I used to believe I'd happily watch any old crap if it was connected to the Lovecraft mythos. I don't believe that anymore.
There's this constant sense that you're watching adults perform in a film written and directed by precocious children. Emotional reactions and behaviour are unconvincing, to put it charitably, and you don't have to know the specifics of history to instinctively know that those uniforms, those guns, that ship, Beatrice Barrilà's hair, the Zippo lighter, a grammaphone and the pastiche of 1930s-ish orchestral jazz that's playing on it do not remotely fit together in the same year. Anything is allowed to be here as long as it's vaguely old-timey; why make any more effort than that? And that's before the captain starts Duke-Nukeming quips such as "Eat this!" or the movie's cackling villain tells the captain that his "puny human brain can't concieve" of how good and fun his plan will be, mwa-ha-ha-haaaa. That's not even the only time that character says "puny human". It's so bad.
The only reason those costumes are here - really, the only reason this film exists - is because of season one of The Terror (which, lest we forget, was set in the 1840s). It's painfully obvious. Every diversion the plot tries to make from that can only be made via yet another crudely impersonated drama: Apocalypse Now, Aliens, The Thing. Please don't think, "Hey, I like all of those things!" You won't like this.
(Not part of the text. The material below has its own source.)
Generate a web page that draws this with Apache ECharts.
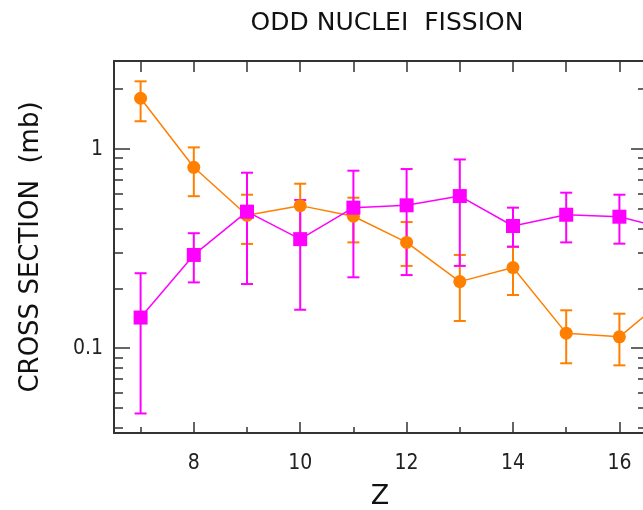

When you're watching a Deep One wriggle on the spot as if there's a musical number playing, it'll also put you in mind of The Mighty Boosh. It's hard to square the idea that this monster type is your evolutionary superior with the visual appearance of a Halloween house worker.
Cliché-riddled community theatre, and it can't even be bothered to complete its very simple mission by the time the credits roll.